Thursday, November 21, 2024
35.0°F

Sacred sandwiches and words

by G. George Ostrom
| December 1, 2004 11:00 PM

Lead topic last week was miracles and dealt with what I thought was the latest and wildest one I'd ever heard about, where the lady in Cambodia was cured of serious disease by a cow's lick. Had no more than gotten that column off to the newspapers when there was a new mind-boggling miracle story on the radio.

Went into mild shock so don't remember names or the town, but this American lady discovered "the face of the Virgin" in her sandwich. That's what it said, IN HER SANDWICH! Don't know if it was peanut butter or what, but it could have been baloney.

The rest of the story is that she put a picture of the "sacred Virgin miracle sandwich" on E-Bay and asked for bids.

The unbelievable part is that someone bought it for $28,000. We can only hope and pray that it wasn't anyone from Montana.

I've made two left-over turkey sandwiches since Thanksgiving then sat there studying them for a half hour before taking a bite. $28,000 is a lot of money.

Bob and Hubie Weber run sheep ranches down in Paradise Valley near Livingston. In the past year, wolves from the Lone Bear Pack have killed and eaten 38 of the Weber's sheep. Now things are getting complicated because the Defenders of Wildlife paid them for 29 sheep the wolves got last year but they said they're not going to pay for anymore sheep unless the Webers build a six foot fence around 4.5 acre pastures to keep the wolves out, and Defenders are paying $12,500 for the fences through donations.

I personally admire the Defenders of Wildlife because they put their money where their mouth is. They are a private organization which has raised and paid out tens of thousands to ranchers for livestock killed by predators.

I've always felt that when Congress decides to save a threatened species like wolves and grizzly bears, they should pass compensatory legislation so that everyone in the country takes responsibility for resulting losses. Leaving that job to a relatively few private volunteers is not fair.

Back to the Webers. The Defenders have, in the past, helped ranchers scare wolves away with bright waving flags, noisemakers, and you name it. Those efforts have done about as much good as my cussing at squirrels on the bird feeder.

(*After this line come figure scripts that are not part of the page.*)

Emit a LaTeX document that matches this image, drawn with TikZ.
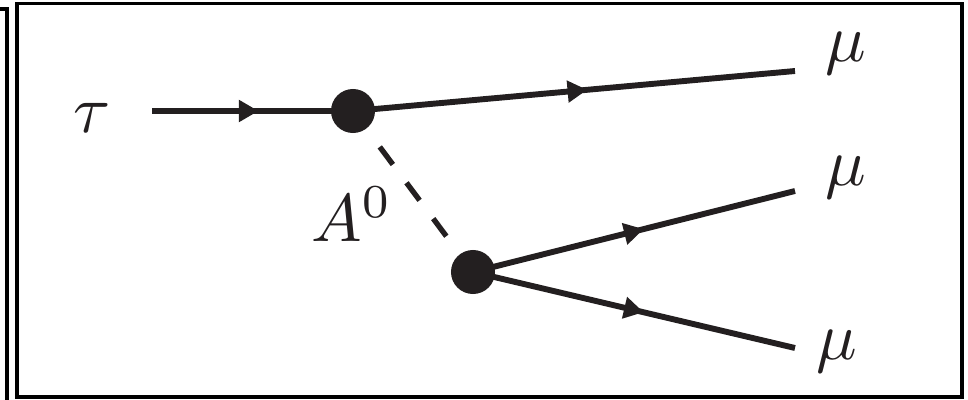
\documentclass[tikz,border=0pt]{standalone}
\usepackage{amsmath}
\usepackage{graphicx}
\usepackage{tikz}
\usepackage{xcolor}
\usetikzlibrary{arrows.meta,decorations.markings}
\definecolor{ink}{HTML}{231F20}
\newcommand{\bigsym}[1]{\scalebox{4.8}{$#1$}}

\begin{document}
\begin{tikzpicture}[x=0.025cm, y=-0.025cm,
  fermion/.style={line width=4.2pt, color=ink, postaction={decorate},
    decoration={markings, mark=at position 0.53 with {\arrow{Triangle[length=14pt,width=15pt]}}}},
  scalar/.style={line width=3.8pt, color=ink, dash pattern=on 15.6pt off 16.2pt,
    shorten <=16pt, shorten >=15.6pt},
  vertex/.style={circle, fill=ink, inner sep=0pt, minimum size=31.3pt},
  particle/.style={inner sep=0pt, anchor=base west, text=ink}]
  \useasboundingbox (0,0) rectangle (968,400);
  % frames
  \draw[line width=2.8pt] (0,9) -- (7,9) -- (7,400);
  \draw[line width=2.8pt] (17,3.5) rectangle (962,397);
  % vertices
  \node[vertex] (v1) at (353,111) {};
  \node[vertex] (v2) at (473,272) {};
  % external legs
  \coordinate (tin) at (152,111);
  \coordinate (m1) at (795,71);
  \coordinate (m2) at (795,191);
  \coordinate (m3) at (795,348);
  \node[particle] (tau) at (73,133) {\bigsym{\tau}};
  \node[particle] (mu1) at (825,62) {\bigsym{\mu}};
  \node[particle] (mu2) at (825,186) {\bigsym{\mu}};
  \node[particle] (mu3) at (816,359) {\bigsym{\mu}};
  \node[particle] (a0) at (311,242) {\bigsym{A^0}};
  \draw[fermion] (tin) -- (v1.center);
  \draw[fermion] (v1.center) -- (m1);
  \draw[fermion] (v2.center) -- (m2);
  \draw[fermion] (v2.center) -- (m3);
  \draw[scalar] (v1) -- (v2);
\end{tikzpicture}
\end{document}
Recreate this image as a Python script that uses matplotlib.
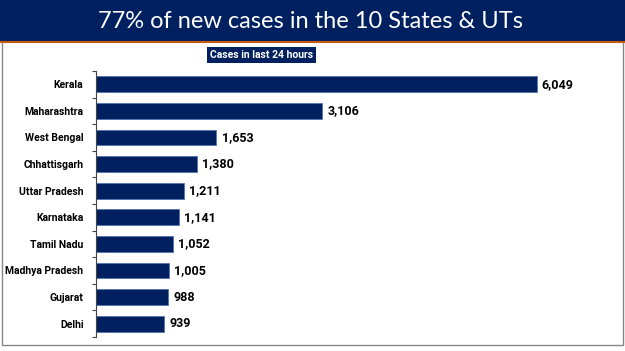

Meanwhile, the U.S. Fish and Wildlife Service has shot six members of the Lone Bear pack and are looking for the remaining three. Maybe those three are the ones who recently jumped a five foot fence in Paradise Valley to eat a couple of goats.

Defenders field rep, Suzanne Stone, says they are hoping fences prove to be an alternative to killing the wolves. The so called "wolf-free" fences are done at Bob and Hubie's ranches, and if the wildlife biologists manage to shoot the remaining three wolves, I've no doubt there will be others coming along to test the barricades.

Allow me a couple of observations. A few years ago I had a neighbor move in with a pit bull, about half the height of a wolf. Told the neighbor I'd appreciate it if his dog did not come over to my yard so he built a six foot chain link fence. The next day the pit bull was in my yard. Don't now how he did it, but there he was.

Back in the mid 1970s, I took my sons and neighbor boys to the Al Oeming Game Farm east of Edmonton, Alberta. It was a wonderful place to view wildlife up close.

Oeming had a large fenced area for wolves and as an extra precaution, outside of the ten foot inner fence was a runway six feet wide with an eight foot fence separating it from the outside world where we were standing. There was a magnificent multi colored Alpha male in the pack and suddenly something made him nervous and upset.

I asked a nearby worker what was the matter with the wolf so she turned to look then said, "That male is very defensive of his mate and their pups. He must be concerned about a new wolf in that other pen."

Right then the big wolf did something amazing, he suddenly ran toward the fence and, using a three or four foot mound of dirt as a launching pad, cleared that 10-foot barrier. He scraped his back legs on the top but went on over with no trouble and began pacing in the runway. Several workers calmed him down and eventually got him back into his own area. The worker I had talked to told me it was the first time she'd ever seen a wolf jump the fence but noted that particular wolf was young, four years, and especially strong.

It may, or may not mean anything, but we have to remember, those wolves in Paradise Valley are descendants of Alberta packs, where Al Oeming got his.

G. George Ostrom is the news director for KOFI Radio and a Flathead Publishing Group columnist.